I do agree with you on the necessity to strengthen the municipalities. The mayor in a city is the administrator, the president, the head of that city. If everything someone in the cities needs, it must be handled by somebody in Port-au-Prince, then what is the sense of having the local governments? Just have one central administration in Port-au-Prince and have everyone travel there for everything they want. Wait a minute!! Isn’t it the way it is now? What am I talking about? lol

Overall, it was a great interview. Many things you said I disagree with, but I do agree with you for the most part. Good luck, sir! You have a winning message. Just get out there and market it to see if the buyers will be interested in buying it.
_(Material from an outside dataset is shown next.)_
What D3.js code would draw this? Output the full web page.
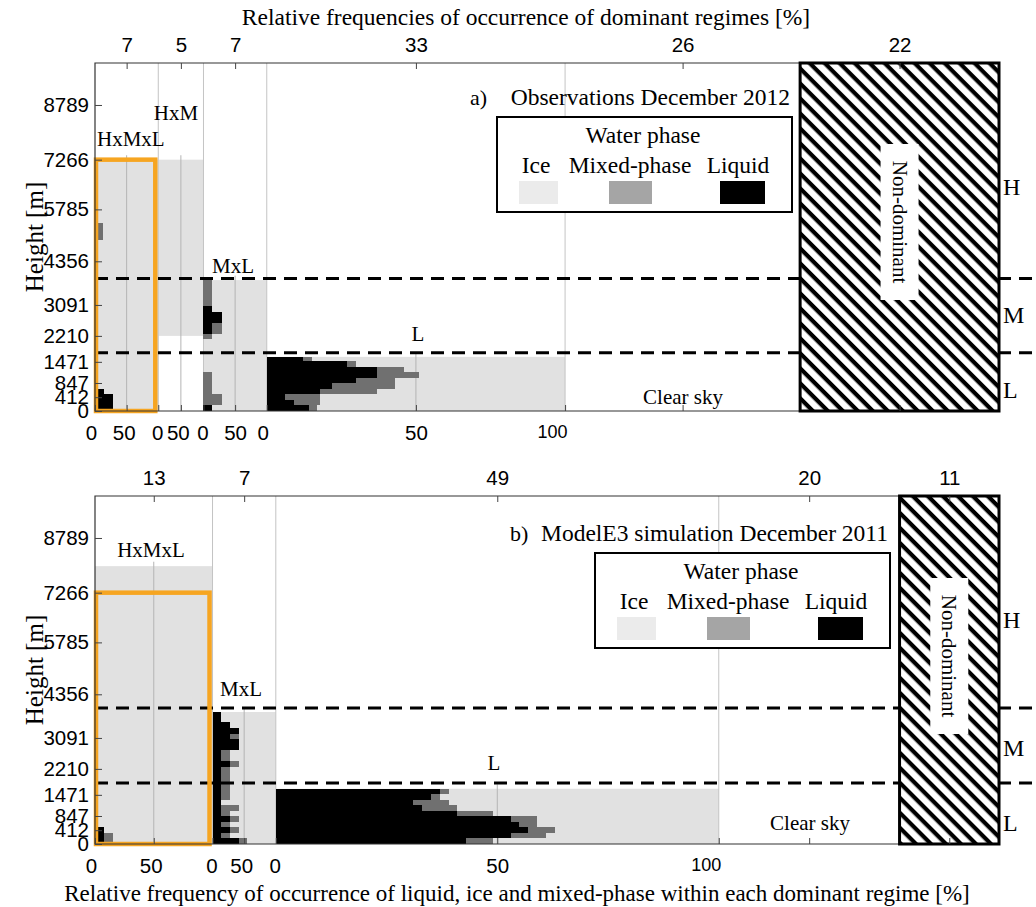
<!DOCTYPE html>
<html>
<head>
<meta charset="utf-8">
<script src="https://cdn.jsdelivr.net/npm/d3@7"></script>
<style>
body { margin: 0; background: #fff; }
svg { font-family: "Liberation Serif", "Times New Roman", serif; }
</style>
</head>
<body>
<div id="chart"></div>
<script>
// dominant regimes and their frequency of occurrence [%]
var regimesA = ["HxMxL", "HxM", "MxL", "L", "Clear sky", "Non-dominant"]
var freqA = [7, 5, 7, 33, 26, 22]
var regimesB = ["HxMxL", "MxL", "L", "Clear sky", "Non-dominant"]
var freqB = [13, 7, 49, 20, 11]

// height axis: labels and where they sit on the level grid
var heightTicks = [0, 412, 847, 1471, 2210, 3091, 4356, 5785, 7266, 8789]
var tickLevels = [0, 2.5, 5.07, 8.9, 13.6, 19.2, 27.1, 36.5, 45.5, 55.4]
var nLevels = 63
var innerTicks = [0, 50, 100]

// vertical extent of ice-filled part of each cloudy regime [bottom, top] in levels
var iceA = [[0, 45.5], [13.6, 45.5], [0, 23.7], [0, 9.8]]
var iceB = [[0, 50.3], [0, 23.9], [0, 10]]

// rows: [level, liquid %, mixed-phase %]  (rest of the row is ice)
var rowsA_HxMxL = [[0, 28, 0], [1, 28, 0], [2, 28, 0], [3, 14, 0], [31, 0, 12], [32, 0, 12], [33, 0, 12]]
var rowsA_HxM = []
var rowsA_MxL = [[0, 14, 0], [1, 0, 30], [2, 0, 30], [3, 0, 14], [4, 0, 14], [5, 0, 14], [6, 0, 14],
  [13, 0, 14], [14, 14, 16], [15, 14, 16], [16, 30, 0], [17, 30, 0], [18, 14, 0],
  [19, 0, 14], [20, 0, 14], [21, 0, 14], [22, 0, 14], [23, 0, 14]]
var rowsA_L = [[0, 14, 3], [1, 9, 9], [2, 6, 12], [3, 18, 19], [4, 22, 21], [5, 30, 13],
  [6, 37, 14], [7, 37, 9], [8, 27, 3], [9, 12, 3]]

var rowsB_HxMxL = [[0, 8, 7], [1, 8, 7], [2, 8, 0]]
var rowsB_MxL = [[0, 42, 13], [1, 13, 15], [2, 28, 14], [3, 13, 15], [4, 28, 14], [5, 13, 15],
  [6, 13, 29], [7, 13, 0], [8, 13, 15], [9, 13, 15], [10, 13, 15], [11, 13, 15], [12, 13, 15],
  [13, 13, 15], [14, 28, 14], [15, 13, 15], [16, 13, 15], [17, 42, 0], [18, 42, 0],
  [19, 28, 14], [20, 42, 0], [21, 28, 0], [22, 13, 0], [23, 13, 0]]
var rowsB_L = [[0, 43, 6], [1, 53, 8], [2, 57, 6], [3, 55, 4], [4, 53, 6], [5, 41, 8],
  [6, 33, 8], [7, 31, 8], [8, 35, 2], [9, 37, 2]]

// H/M and M/L layer boundaries (levels)
var boundsA = [10.55, 24.0]
var boundsB = [11.05, 24.6]
var layerNames = ["L", "M", "H"]
var layerLevels = [3.9, 17.5, 40.6]

var phaseNames = ["Ice", "Mixed-phase", "Liquid"]

var colIce = "#e1e1e1",
    colMixed = "#707070",
    colLiquid = "#000000",
    colOrange = "#f6a521",
    fs = 20.5

var svg = d3.select("#chart").append("svg")
    .attr("width", 1036)
    .attr("height", 907)

var defs = svg.append("defs")
var pat = defs.append("pattern")
    .attr("id", "hatch")
    .attr("patternUnits", "userSpaceOnUse")
    .attr("width", 10.6).attr("height", 10.6)
    .attr("patternTransform", "rotate(45)")
pat.append("rect").attr("width", 10.6).attr("height", 10.6).attr("fill", "#fff")
pat.append("rect").attr("width", 10.6).attr("height", 4.2).attr("fill", "#000")

var xs = d3.scaleLinear().domain([0, 100]).range([95, 999])

function drawPanel(cfg) {
    var g = svg.append("g")
    var ys = d3.scaleLinear().domain([0, nLevels]).range([cfg.bottom, cfg.top])

    var starts = [], acc = 0
    cfg.freq.forEach(function(f) { starts.push(acc); acc += f })
    var nData = cfg.ice.length
    var ndStart = starts[starts.length - 1]

    function colX(i, v) { return xs(starts[i] + cfg.freq[i] * v / 100) }

    // ice background
    g.selectAll(".ice").data(cfg.ice).join("rect")
        .attr("x", function(d, i) { return colX(i, 0) })
        .attr("width", function(d, i) { return colX(i, 100) - colX(i, 0) })
        .attr("y", function(d) { return ys(d[1]) })
        .attr("height", function(d) { return ys(d[0]) - ys(d[1]) })
        .attr("fill", colIce)

    // grid lines: column boundaries and 50% marks
    var bounds = starts.slice(1, starts.length - 1)
    g.selectAll(".gb").data(bounds).join("line")
        .attr("x1", function(d) { return xs(d) }).attr("x2", function(d) { return xs(d) })
        .attr("y1", cfg.top).attr("y2", cfg.bottom)
        .attr("stroke", "#c4c4c4").attr("stroke-width", 1)
    g.selectAll(".gc").data(cfg.ice).join("line")
        .attr("x1", function(d, i) { return colX(i, 50) }).attr("x2", function(d, i) { return colX(i, 50) })
        .attr("y1", function(d) { return ys(d[1] + 0.8) }).attr("y2", cfg.bottom)
        .attr("stroke", "#b4b4b4").attr("stroke-width", 1)

    // liquid and mixed-phase rows
    cfg.rows.forEach(function(rows, i) {
        var top = cfg.ice[i][1]
        var gg = g.append("g").attr("shape-rendering", "crispEdges")
        function ry(r) { return Math.round(ys(Math.min(r[0] + 1, top))) }
        function rh(r) { return Math.round(ys(r[0])) - ry(r) }
        gg.selectAll(".liq").data(rows.filter(function(r) { return r[1] > 0 })).join("rect")
            .attr("x", colX(i, 0))
            .attr("width", function(r) { return colX(i, r[1]) - colX(i, 0) })
            .attr("y", ry).attr("height", rh)
            .attr("fill", colLiquid)
        gg.selectAll(".mix").data(rows.filter(function(r) { return r[2] > 0 })).join("rect")
            .attr("x", function(r) { return colX(i, r[1]) })
            .attr("width", function(r) { return colX(i, r[1] + r[2]) - colX(i, r[1]) })
            .attr("y", ry).attr("height", rh)
            .attr("fill", colMixed)
    })

    // layer boundaries
    g.selectAll(".bnd").data(cfg.bounds).join("line")
        .attr("x1", xs(0)).attr("x2", 1032)
        .attr("y1", function(d) { return ys(d) }).attr("y2", function(d) { return ys(d) })
        .attr("stroke", "#000").attr("stroke-width", 3).attr("stroke-dasharray", "13,8")

    // orange box round the HxMxL regime
    g.append("rect")
        .attr("x", colX(0, 0) + 1)
        .attr("width", colX(0, 100) - colX(0, 0) - 4)
        .attr("y", ys(tickLevels[heightTicks.indexOf(7266)]))
        .attr("height", ys(0) - ys(tickLevels[heightTicks.indexOf(7266)]))
        .attr("fill", "none").attr("stroke", colOrange).attr("stroke-width", 4.5)

    // frame
    g.append("path")
        .attr("d", "M" + xs(ndStart) + "," + cfg.top + "H" + xs(0) + "V" + cfg.bottom + "H" + xs(ndStart))
        .attr("fill", "none").attr("stroke", "#333").attr("stroke-width", 1.2)

    // non-dominant hatch
    g.append("rect")
        .attr("x", xs(ndStart)).attr("width", xs(100) - xs(ndStart))
        .attr("y", cfg.top).attr("height", cfg.bottom - cfg.top)
        .attr("fill", "url(#hatch)").attr("stroke", "#000").attr("stroke-width", 3)
    var ndx = (xs(ndStart) + xs(100)) / 2
    g.append("rect")
        .attr("x", ndx - 19).attr("width", 38)
        .attr("y", cfg.ndY - 78).attr("height", 156)
        .attr("fill", "#fff")
    g.append("text")
        .attr("transform", "translate(" + (ndx - 7) + "," + cfg.ndY + ") rotate(90)")
        .attr("text-anchor", "middle")
        .attr("font-size", 21)
        .text(cfg.names[cfg.names.length - 1])

    // left axis
    var ay = g.append("g").attr("transform", "translate(" + xs(0) + ",0)")
        .call(d3.axisLeft(ys).tickValues(tickLevels)
            .tickFormat(function(d, i) { return heightTicks[i] })
            .tickSizeInner(-7).tickSizeOuter(0).tickPadding(6))
    ay.select(".domain").remove()
    ay.selectAll("line").attr("stroke", "#444")
    ay.selectAll("text").attr("font-size", fs).attr("font-family", null).attr("fill", "#000")

    // top axis: regime frequencies at column centres
    var centers = cfg.freq.map(function(f, i) { return starts[i] + f / 2 })
    var at = g.append("g").attr("transform", "translate(0," + cfg.top + ")")
        .call(d3.axisTop(xs).tickValues(centers)
            .tickFormat(function(d, i) { return cfg.freq[i] })
            .tickSizeInner(-6).tickSizeOuter(0).tickPadding(11))
    at.select(".domain").remove()
    at.selectAll("line").attr("stroke", "#444")
    at.selectAll("text").attr("font-size", fs).attr("font-family", null).attr("fill", "#000")

    // bottom axis: relative frequency inside each cloudy regime
    var bv = [], bl = []
    for (var i = 0; i < nData; i++) {
        var tk = i == nData - 1 ? innerTicks : innerTicks.slice(0, 2)
        tk.forEach(function(t) {
            bv.push(starts[i] + cfg.freq[i] * t / 100)
            bl.push(t)
        })
    }
    var ab = g.append("g").attr("transform", "translate(0," + cfg.bottom + ")")
        .call(d3.axisBottom(xs).tickValues(bv.concat(centers.slice(nData)))
            .tickFormat(function(d, i) { return i < bl.length ? bl[i] : "" })
            .tickSizeInner(-6).tickSizeOuter(0).tickPadding(14))
    ab.select(".domain").remove()
    ab.selectAll("line").attr("stroke", "#444")
    ab.selectAll("text").attr("font-size", fs).attr("font-family", null).attr("fill", "#000")
        .attr("dx", function(d, i) { return bl[i] === 0 ? (i > 0 && i < 6 ? -1 : -4) : (bl[i] === 50 && i < 4 ? -3 : 0) })
    ab.selectAll("text").filter(function(d, i) { return bl[i] === 100 })
        .attr("text-anchor", "end").attr("font-size", 18).attr("dx", 2)

    // regime names
    cfg.labels.forEach(function(l) {
        g.append("text").attr("x", l[1]).attr("y", l[2]).attr("dy", "0.35em")
            .attr("text-anchor", l[3] || "middle")
            .attr("font-size", 21).text(l[0])
    })

    // layer names on the right
    g.selectAll(".lay").data(layerNames).join("text")
        .attr("x", 1003).attr("y", function(d, i) { return ys(layerLevels[i]) })
        .attr("dy", "0.35em").attr("font-size", 24).text(function(d) { return d })

    // panel title
    g.append("text").attr("x", cfg.title[1]).attr("y", cfg.title[2]).attr("dy", "0.35em")
        .attr("font-size", 22).text(cfg.title[0])
    g.append("text").attr("x", cfg.title[3]).attr("y", cfg.title[2]).attr("dy", "0.35em")
        .attr("text-anchor", "end").attr("font-size", 23.5).text(cfg.title[4])

    // y title
    g.append("text")
        .attr("transform", "translate(34," + (ys(0) + ys(nLevels)) / 2 + ") rotate(-90)")
        .attr("text-anchor", "middle").attr("dy", "0.35em")
        .attr("font-size", 25).text("Height [m]")

    drawLegend(cfg.legend[0], cfg.legend[1])
}

function drawLegend(x0, y0) {
    var g = svg.append("g").attr("transform", "translate(" + x0 + "," + y0 + ")")
    g.append("rect").attr("width", 295).attr("height", 95)
        .attr("fill", "#fff").attr("stroke", "#000").attr("stroke-width", 2)
    g.append("text").attr("x", 146).attr("y", 18).attr("dy", "0.35em")
        .attr("text-anchor", "middle").attr("font-size", 23.5).text("Water phase")
    var lx = [39, 133, 241],
        sx = [[22, 39], [112, 43], [223, 45]],
        sc = ["#ebebeb", "#a5a5a5", "#000"]
    g.selectAll(".ln").data(phaseNames).join("text")
        .attr("x", function(d, i) { return lx[i] }).attr("y", 48).attr("dy", "0.35em")
        .attr("text-anchor", "middle").attr("font-size", 23.5).text(function(d) { return d })
    g.selectAll(".sw").data(phaseNames).join("rect")
        .attr("x", function(d, i) { return sx[i][0] }).attr("width", function(d, i) { return sx[i][1] })
        .attr("y", 64).attr("height", 23)
        .attr("fill", function(d, i) { return sc[i] })
}

drawPanel({
    top: 63, bottom: 411, freq: freqA, names: regimesA, ice: iceA,
    rows: [rowsA_HxMxL, rowsA_HxM, rowsA_MxL, rowsA_L], bounds: boundsA,
    labels: [["HxMxL", 97, 139, "start"], ["HxM", 176, 113], ["MxL", 233, 266], ["L", 418, 334], ["Clear sky", 683, 397]],
    title: ["a)", 470, 97, 790, "Observations December 2012"],
    legend: [497, 117], ndY: 222
})

drawPanel({
    top: 496, bottom: 844, freq: freqB, names: regimesB, ice: iceB,
    rows: [rowsB_HxMxL, rowsB_MxL, rowsB_L], bounds: boundsB,
    labels: [["HxMxL", 151, 550], ["MxL", 241, 689], ["L", 494, 763], ["Clear sky", 810, 823]],
    title: ["b)", 510, 533, 888, "ModelE3 simulation December 2011"],
    legend: [595, 553], ndY: 656
})

// axis titles
svg.append("text").attr("x", 526).attr("y", 17).attr("dy", "0.35em")
    .attr("text-anchor", "middle").attr("font-size", 23.5)
    .text("Relative frequencies of occurrence of dominant regimes [%]")
svg.append("text").attr("x", 517).attr("y", 893).attr("dy", "0.35em")
    .attr("text-anchor", "middle").attr("font-size", 23)
    .text("Relative frequency of occurrence of liquid, ice and mixed-phase within each dominant regime [%]")
</script>
</body>
</html>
P.S. Here are some issues –education, healthcare and agriculture -you slightly touched on but did not really get into details: 

  1. On the issue of public education, you only stated that 40% of our school age kids are not going to school. I would love to know what your plan is to remedy to this gruesome reality.
  2. Health care is a serious situation in Haiti. You mentioned that many pregnant women in labor in Haiti are being transported on the back of a horse to get to the nearest health care center, which, in many instances, is located tens of miles away. I am wondering what you have in your social agenda to fix this health care disparity issue.
  3. I did not hear you say anything about agriculture, a key component in our economy. Just let me know how important that is in your economic agenda. I hope it is somewhere to be found in your plan to reform our economy.